Only light that shines into the filter vertically will pass through a polarized lens, reducing overall light exposure. When shopping for a polarized pair of sunglasses, keep in mind that the lenses will make things look significantly darker.

Polarized lenses are ideal for those who spend long hours outdoors in high sun, making them susceptible to the eye strain, blind spots, and fatigue that come with lengthy sun exposure. These sunglasses are especially popular with sports and outdoor enthusiasts like hikers and fishers who need to keep their wits about them during the heat of the day.

Because polarized lenses are designed to filter out a significant portion of light, it’s best not to use them when you need to concentrate on images on screens, particularly LCD screens. If you need to watch your car dashboard controls, cell phone, a desktop computer, or a digital watch, you may find the images hard to make out.

Tinted Lenses
Tinted lenses are the most common type of sunglasses, and they work exactly like tinted windows on cars. They filter out some of the light with a darker-color lens, but they don’t just come in one color; every tint of sunglass lenses comes with its advantages and disadvantages.

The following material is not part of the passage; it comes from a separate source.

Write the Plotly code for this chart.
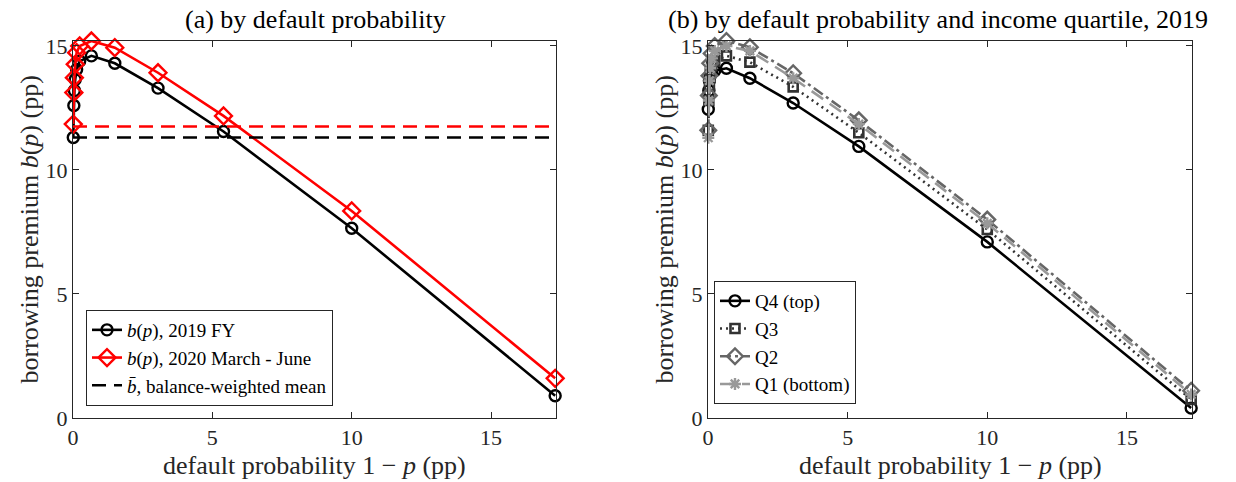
import plotly.graph_objects as go

# ---------------- data ----------------
x_pd = [0.01, 0.03, 0.05, 0.08, 0.13, 0.24, 0.66, 1.5, 3.05, 5.4, 10.0, 17.3]

b_2019 = [11.31, 12.6, 13.2, 13.65, 14.05, 14.39, 14.6, 14.3, 13.3, 11.55, 7.65, 0.9]
b_2020 = [11.85, 13.12, 13.72, 14.26, 14.73, 15.0, 15.2, 14.93, 13.92, 12.18, 8.35, 1.6]
mean_2019 = 11.31
mean_2020 = 11.75
mean_x = [0.0, 17.3]

q4 = [12.45, 13.2, 13.6, 13.8, 13.95, 14.0, 14.1, 13.7, 12.7, 10.95, 7.1, 0.4]
q3 = [11.6, 12.8, 13.4, 13.9, 14.2, 14.4, 14.6, 14.35, 13.35, 11.5, 7.6, 0.75]
q2 = [11.6, 13.0, 13.8, 14.3, 14.7, 15.0, 15.2, 14.95, 13.9, 12.0, 8.0, 1.1]
q1 = [11.3, 12.8, 13.6, 14.1, 14.5, 14.8, 15.0, 14.8, 13.7, 11.85, 7.85, 0.95]

tick_vals = [0, 5, 10, 15]
x_range = [0, 17.33]
y_range = [0, 15.2]

FONT = "Liberation Serif"
W, H = 1236, 482
ML, MR, MT, MB = 73, 44, 41, 64
PW = W - ML - MR
PH = H - MT - MB

def px_x(p):
    return (p - ML) / PW

def px_y(p):
    return (H - MB - p) / PH

fig = go.Figure()

# ---------------- panel (a) ----------------
fig.add_trace(go.Scatter(
    x=x_pd, y=b_2019, mode="lines+markers", name="<i>b</i>(<i>p</i>), 2019 FY",
    line=dict(color="black", width=2.6),
    marker=dict(symbol="circle-open", size=11, color="black", line=dict(width=2.4)),
    xaxis="x", yaxis="y", legend="legend", cliponaxis=False))
fig.add_trace(go.Scatter(
    x=x_pd, y=b_2020, mode="lines+markers", name="<i>b</i>(<i>p</i>), 2020 March - June",
    line=dict(color="#ff0000", width=2.6),
    marker=dict(symbol="diamond-open", size=13, color="#ff0000", line=dict(width=2.4)),
    xaxis="x", yaxis="y", legend="legend", cliponaxis=False))
fig.add_trace(go.Scatter(
    x=mean_x, y=[mean_2019, mean_2019], mode="lines", name="<i>b̄</i>, balance-weighted mean",
    line=dict(color="black", width=2.6, dash="14px,8px"),
    xaxis="x", yaxis="y", legend="legend"))
fig.add_trace(go.Scatter(
    x=mean_x, y=[mean_2020, mean_2020], mode="lines", showlegend=False,
    line=dict(color="#ff0000", width=2.6, dash="14px,8px"),
    xaxis="x", yaxis="y"))

# ---------------- panel (b) ----------------
fig.add_trace(go.Scatter(
    x=x_pd, y=q4, mode="lines+markers", name="Q4 (top)",
    line=dict(color="black", width=2.6),
    marker=dict(symbol="circle-open", size=11, color="black", line=dict(width=2.4)),
    xaxis="x2", yaxis="y2", legend="legend2", cliponaxis=False))
fig.add_trace(go.Scatter(
    x=x_pd, y=q3, mode="lines+markers", name="Q3",
    line=dict(color="#333333", width=2.6, dash="2px,4px"),
    marker=dict(symbol="square-open", size=9, color="#333333", line=dict(width=2.6)),
    xaxis="x2", yaxis="y2", legend="legend2", cliponaxis=False))
fig.add_trace(go.Scatter(
    x=x_pd, y=q2, mode="lines+markers", name="Q2",
    line=dict(color="#666666", width=2.6, dash="11px,4px,3px,4px"),
    marker=dict(symbol="diamond-open", size=12, color="#666666", line=dict(width=2.4)),
    xaxis="x2", yaxis="y2", legend="legend2", cliponaxis=False))
fig.add_trace(go.Scatter(
    x=x_pd, y=q1, mode="lines+markers", name="Q1 (bottom)",
    line=dict(color="#999999", width=2.6, dash="14px,8px"),
    marker=dict(symbol="asterisk-open", size=10, color="#999999", line=dict(width=2.4, color="#999999")),
    xaxis="x2", yaxis="y2", legend="legend2", cliponaxis=False))

axis_common = dict(
    range=x_range, tickvals=tick_vals, ticks="inside", ticklen=6, tickcolor="#262626",
    showline=True, linecolor="#262626", linewidth=1, mirror="ticks", showgrid=False,
    zeroline=False, tickfont=dict(family=FONT, size=22, color="#262626"),
)
yaxis_common = dict(axis_common)
yaxis_common["range"] = y_range

left_dom = [0, px_x(556)]
right_dom = [px_x(708), 1]

legend_common = dict(
    bgcolor="white", bordercolor="#262626", borderwidth=1,
    font=dict(family=FONT, size=19, color="black"),
    xanchor="left", yanchor="bottom", tracegroupgap=0,
)

LABEL_FONT = dict(family=FONT, size=26, color="#262626")
TITLE_FONT = dict(family=FONT, size=26, color="black")

def ann(text, xpx, ypx, font, angle=0):
    return dict(text=text, x=px_x(xpx), y=px_y(ypx), xref="paper", yref="paper",
                showarrow=False, xanchor="center", yanchor="middle", textangle=angle, font=font)

xlab = "default probability 1 − <i>p</i> (pp)"
ylab = "borrowing premium <i>b</i>(<i>p</i>) (pp)"
ymid = (MT + H - MB) / 2

fig.update_layout(
    width=W, height=H,
    margin=dict(l=ML, r=MR, t=MT, b=MB),
    paper_bgcolor="white", plot_bgcolor="white",
    xaxis=dict(axis_common, domain=left_dom, anchor="y"),
    yaxis=dict(yaxis_common, domain=[0, 1], anchor="x"),
    xaxis2=dict(axis_common, domain=right_dom, anchor="y2"),
    yaxis2=dict(yaxis_common, domain=[0, 1], anchor="x2"),
    legend=dict(legend_common, x=px_x(86), y=px_y(406)),
    legend2=dict(legend_common, x=px_x(714), y=px_y(404)),
    annotations=[
        ann("(a) by default probability", 315, 20, TITLE_FONT),
        ann("(b) by default probability and income quartile, 2019", 938, 20, TITLE_FONT),
        ann(xlab, 314.5, 465, LABEL_FONT),
        ann(xlab, 950, 465, LABEL_FONT),
        ann(ylab, 29, ymid, LABEL_FONT, -90),
        ann(ylab, 664, ymid, LABEL_FONT, -90),
    ],
)

fig.write_html("out.html")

Gray tinted lenses are the most common option, ideal for both sunny days and cloudy days. They protect your eyes from glare and sun fatigue, and they allow you to witness the color of nature without the sun interfering.
Amber-tinted lenses block out blue light, making them ideal for sailing or a day at the golf course when staring at the bright greens could distract you. They’ll also enhance contrast and improve your depth perception, making them ideal for variable conditions.

Green-tinted lenses are ideal for general-purpose use and are excellent at dimming glare while making shadows more visible. Compared to amber lenses, they transmit color more accurately, and they provide better contrast than grey-tinted lenses. These are a popular choice for people with light sensitivity who need a pair they can wear at length. Gamers or pilots who need to focus on a screen for extended periods often opt for yellow tinted lenses. They’re one of the best choices for clarity in low-light conditions when accuracy is essential. Blue-tinted lenses are good for color perception and provide better UV protection than many other tint
options. If you live in a snowy climate, blue-tinted lenses can help prevent snow blindness.

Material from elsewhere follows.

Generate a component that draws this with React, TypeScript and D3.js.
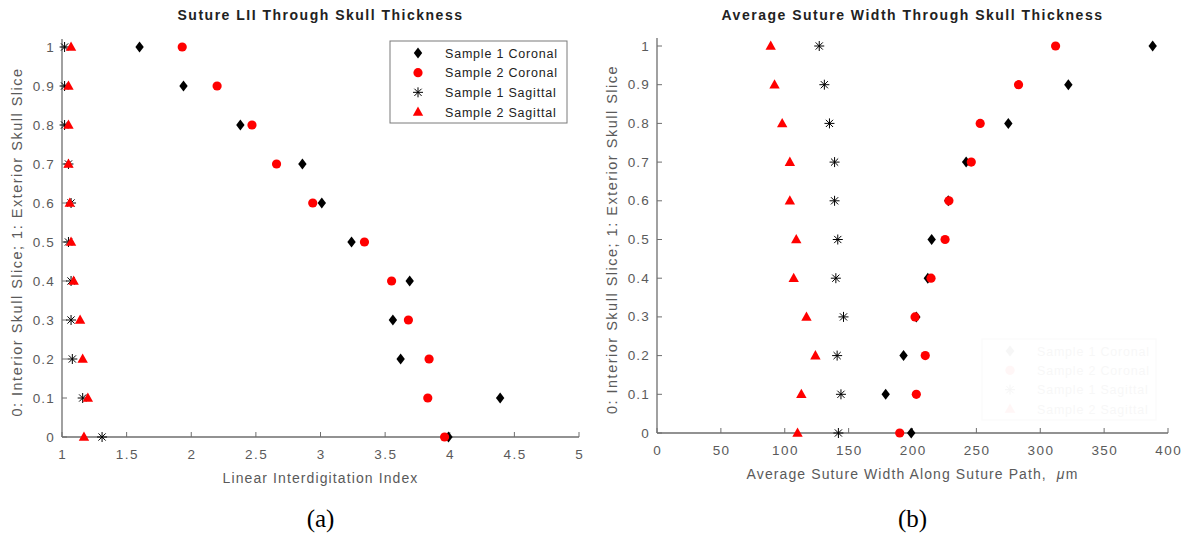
import React from 'react';
import * as d3 from 'd3';

// slice position, 1 = exterior, 0 = interior
const slices = [1, 0.9, 0.8, 0.7, 0.6, 0.5, 0.4, 0.3, 0.2, 0.1, 0];

// (a) linear interdigitation index
const liiS1Coronal = [1.6, 1.94, 2.38, 2.86, 3.01, 3.24, 3.69, 3.56, 3.62, 4.39, 3.99];
const liiS2Coronal = [1.93, 2.2, 2.47, 2.66, 2.94, 3.34, 3.55, 3.68, 3.84, 3.83, 3.96];
const liiS1Sagittal = [1.02, 1.02, 1.02, 1.05, 1.07, 1.05, 1.07, 1.07, 1.08, 1.16, 1.31];
const liiS2Sagittal = [1.07, 1.05, 1.05, 1.05, 1.06, 1.07, 1.09, 1.14, 1.16, 1.2, 1.17];

// (b) average suture width, um
const widthS1Coronal = [388, 322, 275, 242, 228, 215, 212, 203, 193, 179, 199];
const widthS2Coronal = [312, 283, 253, 246, 228.5, 225.5, 214.5, 202, 210, 203, 190];
const widthS1Sagittal = [127, 131, 135, 139, 139, 141.5, 140, 146, 141, 144, 142];
const widthS2Sagittal = [89, 92, 98, 104, 104, 109, 107, 117, 124, 113, 110];

const yTicks = [0, 0.1, 0.2, 0.3, 0.4, 0.5, 0.6, 0.7, 0.8, 0.9, 1];
const xTicksA = [1, 1.5, 2, 2.5, 3, 3.5, 4, 4.5, 5];
const xTicksB = [0, 50, 100, 150, 200, 250, 300, 350, 400];

const seriesNames = ['Sample 1 Coronal', 'Sample 2 Coronal', 'Sample 1 Sagittal', 'Sample 2 Sagittal'];
const seriesKinds = ['diamond', 'circle', 'asterisk', 'triangle'];

const FONT = '"Liberation Sans", Arial, sans-serif';
const AXIS = '#6e6e6e';
const TICKTXT = '#5a5a5a';

function Marker({ kind, x, y }: { kind: string; x: number; y: number }) {
  if (kind === 'diamond') {
    return <path d={`M${x},${y - 5.5}L${x + 4.2},${y}L${x},${y + 5.5}L${x - 4.2},${y}Z`} fill="#000" />;
  }
  if (kind === 'circle') {
    return <circle cx={x} cy={y} r={4.6} fill="#ff0000" />;
  }
  if (kind === 'triangle') {
    return <path d={`M${x},${y - 5.5}L${x + 5.2},${y + 3.8}L${x - 5.2},${y + 3.8}Z`} fill="#ff0000" />;
  }
  const r = 5;
  const d = r * 0.72;
  return (
    <path
      d={`M${x - r},${y}H${x + r}M${x},${y - r}V${y + r}M${x - d},${y - d}L${x + d},${y + d}M${x - d},${y + d}L${x + d},${y - d}`}
      stroke="#000"
      strokeWidth={1}
      fill="none"
    />
  );
}

function Legend({ x, y, w, h, faint }: { x: number; y: number; w: number; h: number; faint?: boolean }) {
  const rowY = d3.scalePoint<number>().domain([0, 1, 2, 3]).range([y + 12, y + h - 11]);
  return (
    <g opacity={faint ? 0.03 : 1}>
      <rect x={x} y={y} width={w} height={h} fill={faint ? 'none' : '#fff'} stroke="#7a7a7a" strokeWidth={1} />
      {seriesNames.map((n, i) => (
        <g key={n}>
          <Marker kind={seriesKinds[i]} x={x + 28} y={rowY(i)!} />
          <text x={x + 55} y={rowY(i)! + 4.5} fontSize={12.5} fontFamily={FONT} fill="#222" letterSpacing={0.8}>{n}</text>
        </g>
      ))}
    </g>
  );
}

function Panel({
  x0, x1, y0, y1, domain, xTicks, series, title, xLabel, yLabelX, caption, children,
}: {
  x0: number; x1: number; y0: number; y1: number; domain: [number, number]; xTicks: number[];
  series: number[][]; title: string; xLabel: React.ReactNode; yLabelX: number; caption: string; children?: React.ReactNode;
}) {
  const x = d3.scaleLinear().domain(domain).range([x0, x1]);
  const y = d3.scaleLinear().domain([0, 1]).range([y0, y1]);
  const cx = (x0 + x1) / 2;
  return (
    <g>
      <text x={cx} y={20} textAnchor="middle" fontSize={14} fontWeight="bold" fontFamily={FONT} fill="#222" letterSpacing={1.5}>{title}</text>
      {children}
      {/* axes */}
      <line x1={x0} x2={x1} y1={y0} y2={y0} stroke={AXIS} strokeWidth={1.3} />
      <line x1={x0} x2={x0} y1={y0} y2={y1 - 8} stroke={AXIS} strokeWidth={1.3} />
      {xTicks.map((t) => (
        <g key={t}>
          <line x1={x(t)} x2={x(t)} y1={y0} y2={y0 - 5} stroke={AXIS} strokeWidth={1} />
          <text x={x(t) + 0.7} y={y0 + 22} textAnchor="middle" fontSize={13.5} fontFamily={FONT} fill={TICKTXT} letterSpacing={1.4}>{t}</text>
        </g>
      ))}
      {yTicks.map((t) => (
        <g key={t}>
          <line x1={x0} x2={x0 + 5} y1={y(t)} y2={y(t)} stroke={AXIS} strokeWidth={1} />
          <text x={x0 - 7} y={y(t) + 4.5} textAnchor="end" fontSize={13.5} fontFamily={FONT} fill={TICKTXT} letterSpacing={1.2}>{t}</text>
        </g>
      ))}
      <text x={cx} y={y0 + 46} textAnchor="middle" fontSize={14} fontFamily={FONT} fill={TICKTXT} letterSpacing={1.1}>{xLabel}</text>
      <text
        transform={`translate(${yLabelX},${(y0 + y1) / 2}) rotate(-90)`}
        textAnchor="middle"
        fontSize={14.5}
        fontFamily={FONT}
        fill={TICKTXT}
        letterSpacing={1.5}
      >
        0: Interior Skull Slice; 1: Exterior Skull Slice
      </text>
      {/* points */}
      {series.map((vals, si) => (
        <g key={si}>
          {vals.map((v, i) => (
            <Marker key={i} kind={seriesKinds[si]} x={x(v)} y={y(slices[i])} />
          ))}
        </g>
      ))}
      <text x={cx} y={527} textAnchor="middle" fontSize={25} fontFamily='"Liberation Serif", "Times New Roman", serif' fill="#000">{caption}</text>
    </g>
  );
}

export default function App() {
  return (
    <svg width={1186} height={537} style={{ position: 'absolute', left: 0, top: 0, background: '#fff' }}>
      <rect width={1186} height={537} fill="#fff" />
      <Panel
        x0={62} x1={579} y0={437} y1={47}
        domain={[1, 5]} xTicks={xTicksA}
        series={[liiS1Coronal, liiS2Coronal, liiS1Sagittal, liiS2Sagittal]}
        title="Suture LII Through Skull Thickness"
        xLabel="Linear Interdigitation Index"
        yLabelX={22}
        caption="(a)"
      />
      <Legend x={390} y={41} w={177} h={82} />
      <Panel
        x0={657} x1={1168} y0={433} y1={46}
        domain={[0, 400]} xTicks={xTicksB}
        series={[widthS1Coronal, widthS2Coronal, widthS1Sagittal, widthS2Sagittal]}
        title="Average Suture Width Through Skull Thickness"
        xLabel={<>Average Suture Width Along Suture Path,&#160;&#160;<tspan fontStyle="italic">μ</tspan>m</>}
        yLabelX={617}
        caption="(b)"
      >
        <Legend x={982} y={339} w={174} h={81} faint />
      </Panel>
    </svg>
  );
}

Red or pink-tinted lenses give you the chance to literally see through rose-colored glasses, but they’re also great for blocking blue light. They reduce eye strain and improve depth of vision. Popular with winter sports fans, they’ll help to prevent that pink glare that comes with snow blindness.

Mirror Lenses
Mirror lenses have a thin reflective coating applied to the lens, made from metal or other high-tech materials. It doesn’t matter what color lenses you choose, they all work the same way, and you can expect a greyish-brown tint to your vision.

This lens type also works well for eye protection, as less light and glare reaches your eyes compared to polarized and tinted sunglasses. They also offer anonymity, as the mirror reflection makes it difficult for others to see your eyes through the glasses.
Mirror lenses are durable and ideal for driving. Those sudden bursts of sunlight from behind a cloud that distract you while driving won’t bother you when wearing a pair of mirror lenses.

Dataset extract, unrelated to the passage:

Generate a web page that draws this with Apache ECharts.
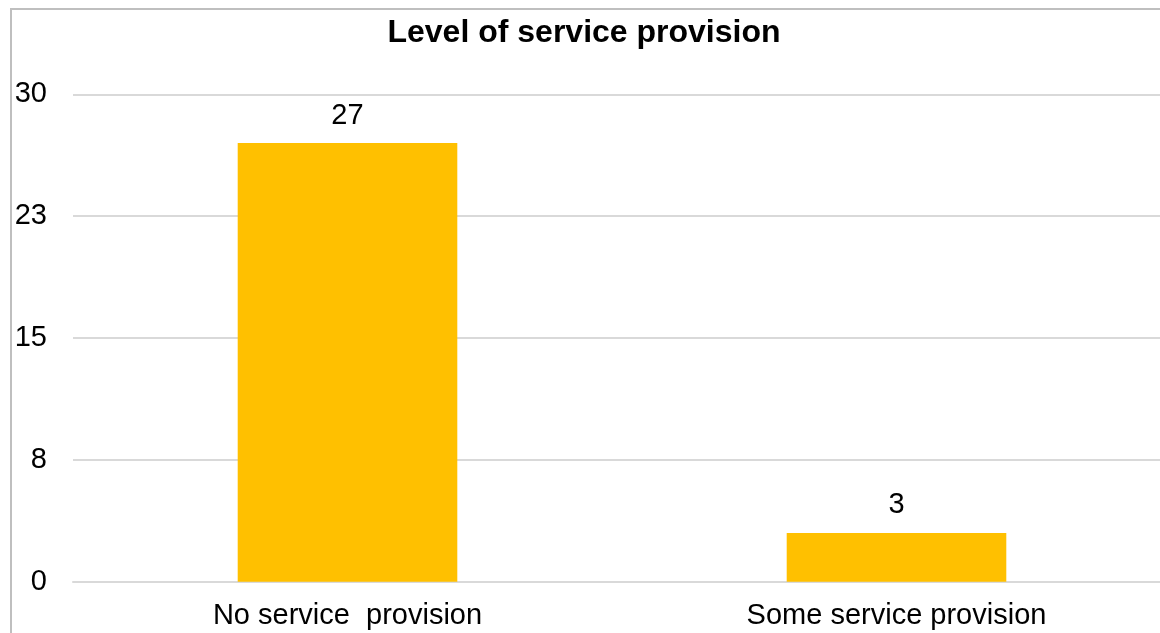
<!DOCTYPE html>
<html>
<head>
<meta charset="utf-8">
<script src="https://cdn.jsdelivr.net/npm/echarts@6/dist/echarts.min.js"></script>
<style>
html,body{margin:0;padding:0;background:#fff;overflow:hidden;}
#c{width:1172px;height:633px;}
</style>
</head>
<body>
<div id="c"></div>
<script>
const titleText = 'Level of service provision';
const categories = ['No service  provision', 'Some service provision'];
const values = [27, 3];
const yMax = 30;
const yInterval = 7.5;
const yTickLabels = ['0', '8', '15', '23', '30'];

const chart = echarts.init(document.getElementById('c'), null, {renderer: 'canvas'});
const font = 'Liberation Sans, Arial, sans-serif';
chart.setOption({
  animation: false,
  backgroundColor: '#ffffff',
  graphic: [
    {type: 'rect', shape: {x: 11, y: 9, width: 1300, height: 800},
     style: {fill: 'none', stroke: '#bfbfbf', lineWidth: 2}, z: 100, silent: true},
    {type: 'text', x: 584, y: 33,
     style: {text: titleText, font: 'bold 32px ' + font, fill: '#000',
             textAlign: 'center', textVerticalAlign: 'middle'}, z: 100}
  ],
  grid: {left: 73, top: 94.3, right: 1, height: 487.4, containLabel: false},
  xAxis: {
    type: 'category', data: categories,
    axisLine: {show: true, lineStyle: {color: '#d9d9d9', width: 2}},
    axisTick: {show: false},
    axisLabel: {color: '#000', fontSize: 29, fontFamily: font, margin: 20, interval: 0}
  },
  yAxis: {
    type: 'value', min: 0, max: yMax, interval: yInterval,
    axisLine: {show: false}, axisTick: {show: false},
    splitLine: {lineStyle: {color: '#d9d9d9', width: 2}},
    axisLabel: {color: '#000', fontSize: 29, fontFamily: font, margin: 26,
      padding: [4, 0, 0, 0],
      formatter: function (v) { return yTickLabels[Math.round(v / yInterval)]; }}
  },
  series: [{
    type: 'bar', data: values, barWidth: '40%',
    itemStyle: {color: '#FFC000'},
    label: {show: true, position: 'top', distance: 13, color: '#000', fontSize: 29, fontFamily: font}
  }]
});
</script>
</body>
</html>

Make Eyeglass Shopping Simple
Even if you need prescription lenses, it’s easy to find a pair of sunglasses that are perfect for you. You can find lenses at your optometrist, but the widest range of options can be found online, and usually at a better price.
Want designer shades? Some online glasses retailers allow you to upgrade to polarized, mirrored, or tinted lenses with whatever frames you choose. For example, you can get polarized Versace sunglasses for men or tinted Prada sunglasses for women. That way, you can achieve the designer look while still providing your eyes with optimal protection. Seeing the World Through a New Lens When it comes to keeping your eyes healthy, sunglasses are just as important as prescription glasses, except everyone needs them—even if you have 20/20 vision. Remember that sunglasses are more than a novelty item you can pick up from a beachfront shop; they’re the key to enjoying the outdoors without the glare, eye strain, and potentially permanent damage to your eyes.